Forcing an ODE solver to preserve the norm

Question

I have an ODE of the form

$$ \frac{dy}{dt} = -i H y \enspace .$$

where $y$ is a complex vector and $H$ is a time dependent Hermitian matrix.

The norm of the solution $y(t)$ at any point in time should be 1, but due to accumulation of small numerical errors it ends up being substantially off.

A solution for this problem that is used by the qutip library is to reset the ode solver every so often by normalizing $y$ at some time $t'$ and resuming from that point. Is there a rigorous explanation why this is a good idea (it seems to work in practice)?

Is there a better way? Even better if it does not require a modification of the solver code?

Answer 1

The best approach is to use an ODE solver that is guaranteed to conserve the norm of the initial condition, i.e., for which $\|y_n\| = \|y_0\|$ for all $n\in\mathbb{N}$. Such solvers exist, and are called geometric integrators, since they preserve geometric properties of the exact solution (in this case, that energy is conserved, i.e., $\frac{d}{dt}\|y(t)\| = 0$). (A special class are symplectic integrators for ODE systems arising in Hamiltonian mechanics.)

The simplest such integrator (that is not specific to Hamiltonian systems) is actually a quite standard method, variously referred to as trapezoidal, implicit mid-point, or Crank-Nicolson method. In your case, it amounts to solving in every step the linear system $$\left(I+\frac{i\,h_n}2 H(t_{n+1})\right) y_{n+1} = \left(I-\frac{i\,h_n}2 H(t_{n})\right) y_n,$$ where $I$ is the identity matrix and $h_n = t_{n+1}-t_n$ is the current time step length. This method is implicit, but second-order accurate and A-stable. (I don't think there's a first order geometric integrator.) I don't know if it's included in ODEPACK (the basis of scipy's odeint routines), but it shouldn't be too hard to implement yourself.

If you want to know more about geometrical integration:

• Probably the most accessible discussion of geometric integration is Chapter 5 in A. Iserles, A First Course in the Numerical Analysis of Differential Equations, 2nd edition, Cambridge University Press, 2008.

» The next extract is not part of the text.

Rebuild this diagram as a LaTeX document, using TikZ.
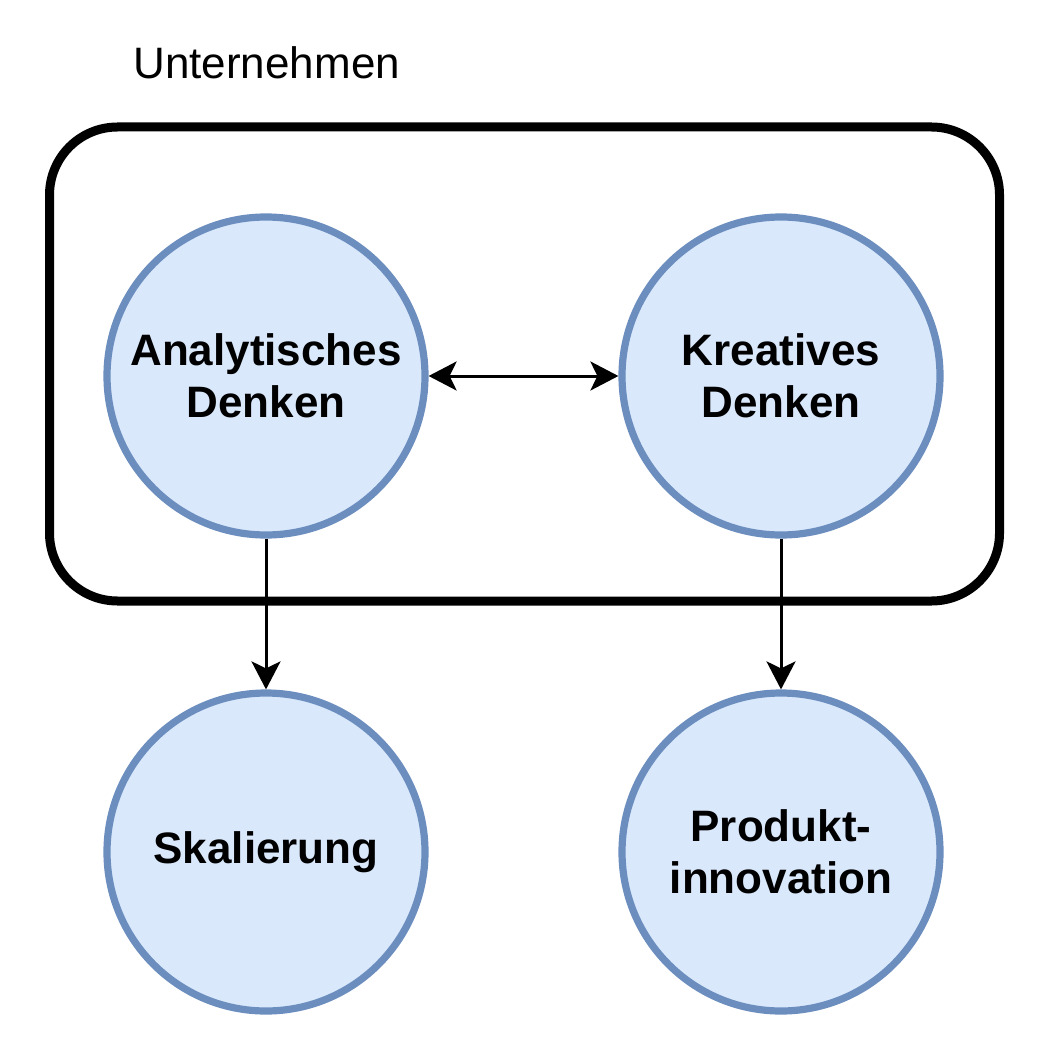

• The "bible" is of course E. Hairer, G. Wanner, C. Lubich, Geometric Numerical Integration, 2nd edition, Springer, 2006 (see Chapter VII.6 for applications in quantum mechanics). There's also a survey article in Acta Numerica 12, 2003, p. 399-450 (here's a preprint), although that seems to focus on second-order ODEs.

• Specifically the application to the Schrödinger equation is discussed in E. Faou, Geometric Numerical Integration and Schrödinger Equations, Zurich Lectures in Advanced Mathematics, EMS, 2012.